Extract only the first line of the listing and every line after it up to and including the one with "AXC = '#505050'". Omit the pictures.

+--

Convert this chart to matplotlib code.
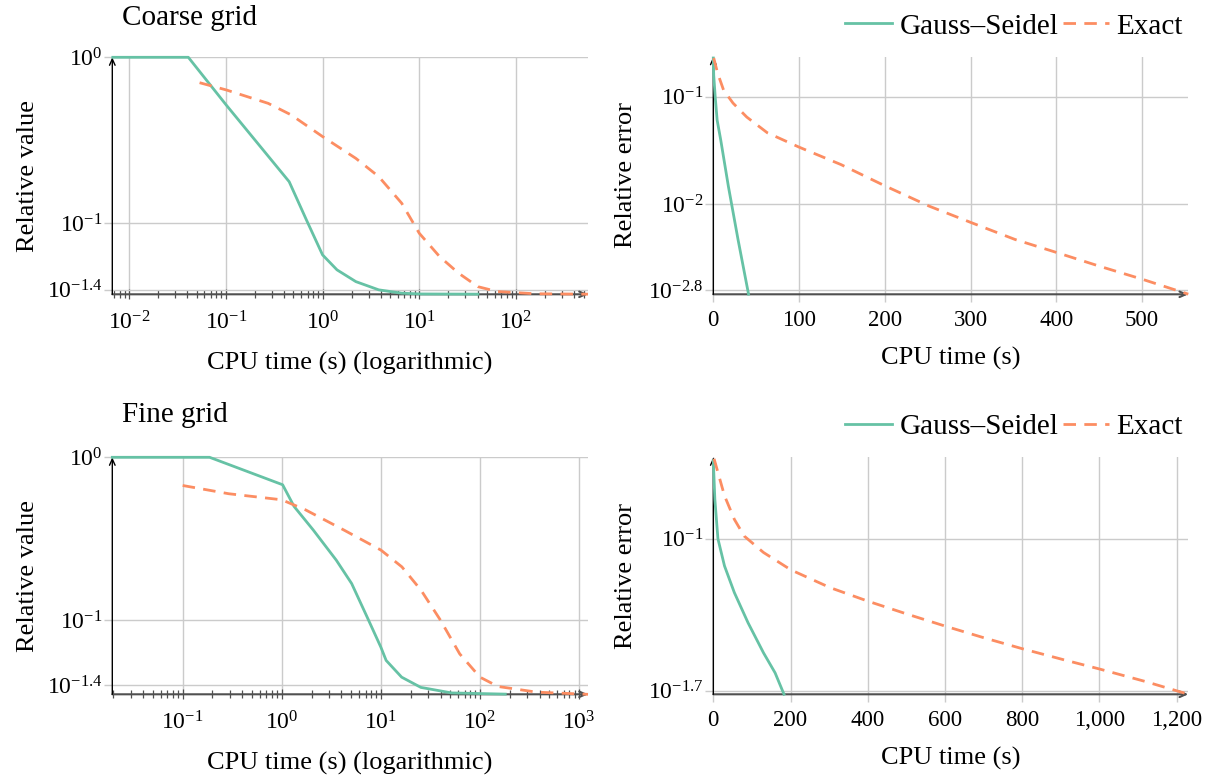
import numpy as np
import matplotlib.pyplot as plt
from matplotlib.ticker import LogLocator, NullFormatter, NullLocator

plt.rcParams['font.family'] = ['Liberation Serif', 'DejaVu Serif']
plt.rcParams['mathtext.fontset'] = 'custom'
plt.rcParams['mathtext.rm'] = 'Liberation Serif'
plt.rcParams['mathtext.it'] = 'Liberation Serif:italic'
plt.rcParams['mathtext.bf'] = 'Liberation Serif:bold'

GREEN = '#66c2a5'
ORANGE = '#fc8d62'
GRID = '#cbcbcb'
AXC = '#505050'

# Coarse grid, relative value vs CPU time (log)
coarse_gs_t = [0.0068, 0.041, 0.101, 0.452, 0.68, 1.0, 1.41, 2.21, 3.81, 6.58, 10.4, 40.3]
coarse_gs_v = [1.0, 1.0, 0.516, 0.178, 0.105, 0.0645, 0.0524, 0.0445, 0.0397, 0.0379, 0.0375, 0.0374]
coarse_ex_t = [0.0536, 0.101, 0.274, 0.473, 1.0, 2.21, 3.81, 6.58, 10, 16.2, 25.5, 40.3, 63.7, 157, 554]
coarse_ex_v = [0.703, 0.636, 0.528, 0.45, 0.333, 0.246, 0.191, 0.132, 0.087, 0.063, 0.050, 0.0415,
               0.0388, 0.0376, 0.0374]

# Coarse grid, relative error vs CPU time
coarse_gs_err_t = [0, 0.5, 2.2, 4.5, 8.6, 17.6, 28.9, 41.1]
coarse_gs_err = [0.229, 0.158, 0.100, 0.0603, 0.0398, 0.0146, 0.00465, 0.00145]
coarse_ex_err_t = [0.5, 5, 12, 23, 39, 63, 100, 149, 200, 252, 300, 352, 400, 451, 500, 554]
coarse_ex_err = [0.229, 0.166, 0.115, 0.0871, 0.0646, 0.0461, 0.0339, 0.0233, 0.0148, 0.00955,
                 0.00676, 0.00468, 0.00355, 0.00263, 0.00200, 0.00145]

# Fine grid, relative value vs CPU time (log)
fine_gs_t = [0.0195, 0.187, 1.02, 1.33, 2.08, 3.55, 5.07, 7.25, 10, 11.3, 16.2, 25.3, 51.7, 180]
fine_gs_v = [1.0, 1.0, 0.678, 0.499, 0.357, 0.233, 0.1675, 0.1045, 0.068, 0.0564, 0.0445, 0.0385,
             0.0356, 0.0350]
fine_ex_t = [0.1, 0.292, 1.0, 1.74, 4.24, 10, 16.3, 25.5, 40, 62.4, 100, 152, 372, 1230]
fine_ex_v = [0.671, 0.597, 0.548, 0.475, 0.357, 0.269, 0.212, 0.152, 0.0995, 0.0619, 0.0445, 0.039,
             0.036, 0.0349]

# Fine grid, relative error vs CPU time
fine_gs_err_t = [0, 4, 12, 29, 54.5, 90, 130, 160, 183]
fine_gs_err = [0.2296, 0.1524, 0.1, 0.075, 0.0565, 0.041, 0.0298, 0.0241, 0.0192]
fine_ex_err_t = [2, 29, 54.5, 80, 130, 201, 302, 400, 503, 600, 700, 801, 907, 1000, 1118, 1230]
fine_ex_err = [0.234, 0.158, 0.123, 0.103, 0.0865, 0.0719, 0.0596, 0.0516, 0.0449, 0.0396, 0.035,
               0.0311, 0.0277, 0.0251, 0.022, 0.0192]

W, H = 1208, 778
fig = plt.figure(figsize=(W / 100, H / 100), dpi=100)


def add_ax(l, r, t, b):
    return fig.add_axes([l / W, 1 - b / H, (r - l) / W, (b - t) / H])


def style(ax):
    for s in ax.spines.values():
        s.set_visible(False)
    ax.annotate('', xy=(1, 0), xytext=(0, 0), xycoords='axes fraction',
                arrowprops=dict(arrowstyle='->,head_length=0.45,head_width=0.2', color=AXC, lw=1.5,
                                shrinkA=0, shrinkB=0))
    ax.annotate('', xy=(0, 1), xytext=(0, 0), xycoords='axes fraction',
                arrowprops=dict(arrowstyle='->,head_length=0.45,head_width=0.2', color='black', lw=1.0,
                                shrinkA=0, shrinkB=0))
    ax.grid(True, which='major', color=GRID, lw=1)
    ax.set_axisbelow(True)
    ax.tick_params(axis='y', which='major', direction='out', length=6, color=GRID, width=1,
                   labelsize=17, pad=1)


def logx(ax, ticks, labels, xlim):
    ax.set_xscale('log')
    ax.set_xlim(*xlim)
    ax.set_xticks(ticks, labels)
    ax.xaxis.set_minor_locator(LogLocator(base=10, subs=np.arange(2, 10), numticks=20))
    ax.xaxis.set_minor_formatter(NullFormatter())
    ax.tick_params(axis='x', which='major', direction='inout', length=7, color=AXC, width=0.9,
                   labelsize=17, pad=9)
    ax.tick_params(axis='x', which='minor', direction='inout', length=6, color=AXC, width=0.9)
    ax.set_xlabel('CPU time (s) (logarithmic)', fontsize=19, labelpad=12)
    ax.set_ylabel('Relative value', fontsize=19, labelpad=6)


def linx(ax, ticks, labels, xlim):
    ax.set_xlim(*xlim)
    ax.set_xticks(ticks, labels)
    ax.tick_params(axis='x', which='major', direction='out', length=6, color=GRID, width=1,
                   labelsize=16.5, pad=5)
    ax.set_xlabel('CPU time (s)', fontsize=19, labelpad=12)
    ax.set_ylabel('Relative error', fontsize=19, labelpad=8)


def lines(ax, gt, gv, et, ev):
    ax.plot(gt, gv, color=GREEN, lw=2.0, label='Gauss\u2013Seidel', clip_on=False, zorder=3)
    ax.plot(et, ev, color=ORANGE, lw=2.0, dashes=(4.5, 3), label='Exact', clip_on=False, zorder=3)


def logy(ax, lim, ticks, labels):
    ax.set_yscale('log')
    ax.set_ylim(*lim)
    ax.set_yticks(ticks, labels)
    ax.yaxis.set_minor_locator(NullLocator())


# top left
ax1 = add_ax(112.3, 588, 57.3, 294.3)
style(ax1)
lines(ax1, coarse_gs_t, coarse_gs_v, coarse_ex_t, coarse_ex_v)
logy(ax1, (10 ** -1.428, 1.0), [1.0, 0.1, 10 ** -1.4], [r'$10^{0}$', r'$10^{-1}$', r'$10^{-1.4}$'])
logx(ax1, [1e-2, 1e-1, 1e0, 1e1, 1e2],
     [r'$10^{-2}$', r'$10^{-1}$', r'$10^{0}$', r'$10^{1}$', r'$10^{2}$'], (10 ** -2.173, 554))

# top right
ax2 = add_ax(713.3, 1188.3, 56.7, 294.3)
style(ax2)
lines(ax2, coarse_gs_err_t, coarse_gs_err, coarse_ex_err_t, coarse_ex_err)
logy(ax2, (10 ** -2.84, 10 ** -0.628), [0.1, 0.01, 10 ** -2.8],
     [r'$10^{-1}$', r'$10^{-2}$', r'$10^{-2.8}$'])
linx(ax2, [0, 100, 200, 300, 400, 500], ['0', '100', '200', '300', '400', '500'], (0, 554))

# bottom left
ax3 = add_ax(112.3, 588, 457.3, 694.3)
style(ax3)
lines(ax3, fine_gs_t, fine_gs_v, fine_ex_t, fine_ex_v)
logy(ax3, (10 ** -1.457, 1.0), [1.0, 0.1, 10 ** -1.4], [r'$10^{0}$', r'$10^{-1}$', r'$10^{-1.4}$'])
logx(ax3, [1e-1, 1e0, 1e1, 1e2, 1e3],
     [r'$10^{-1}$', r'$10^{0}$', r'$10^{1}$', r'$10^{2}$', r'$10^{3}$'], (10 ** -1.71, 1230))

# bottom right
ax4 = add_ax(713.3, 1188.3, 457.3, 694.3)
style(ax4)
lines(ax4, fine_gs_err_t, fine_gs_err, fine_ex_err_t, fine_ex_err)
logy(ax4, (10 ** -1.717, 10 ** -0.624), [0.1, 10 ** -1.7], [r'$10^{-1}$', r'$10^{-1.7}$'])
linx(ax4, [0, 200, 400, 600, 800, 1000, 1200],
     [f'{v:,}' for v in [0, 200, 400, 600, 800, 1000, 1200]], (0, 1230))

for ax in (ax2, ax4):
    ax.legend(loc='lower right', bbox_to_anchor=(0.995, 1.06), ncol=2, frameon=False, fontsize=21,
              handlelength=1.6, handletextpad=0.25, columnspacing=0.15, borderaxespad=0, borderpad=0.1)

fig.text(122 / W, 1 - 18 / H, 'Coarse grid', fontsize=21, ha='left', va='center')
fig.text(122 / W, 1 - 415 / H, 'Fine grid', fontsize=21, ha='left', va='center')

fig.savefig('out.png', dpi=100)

+--

TASK ANSWER:
Convert this chart to matplotlib code.
import numpy as np
import matplotlib.pyplot as plt
from matplotlib.ticker import LogLocator, NullFormatter, NullLocator

plt.rcParams['font.family'] = ['Liberation Serif', 'DejaVu Serif']
plt.rcParams['mathtext.fontset'] = 'custom'
plt.rcParams['mathtext.rm'] = 'Liberation Serif'
plt.rcParams['mathtext.it'] = 'Liberation Serif:italic'
plt.rcParams['mathtext.bf'] = 'Liberation Serif:bold'

GREEN = '#66c2a5'
ORANGE = '#fc8d62'
GRID = '#cbcbcb'
AXC = '#505050'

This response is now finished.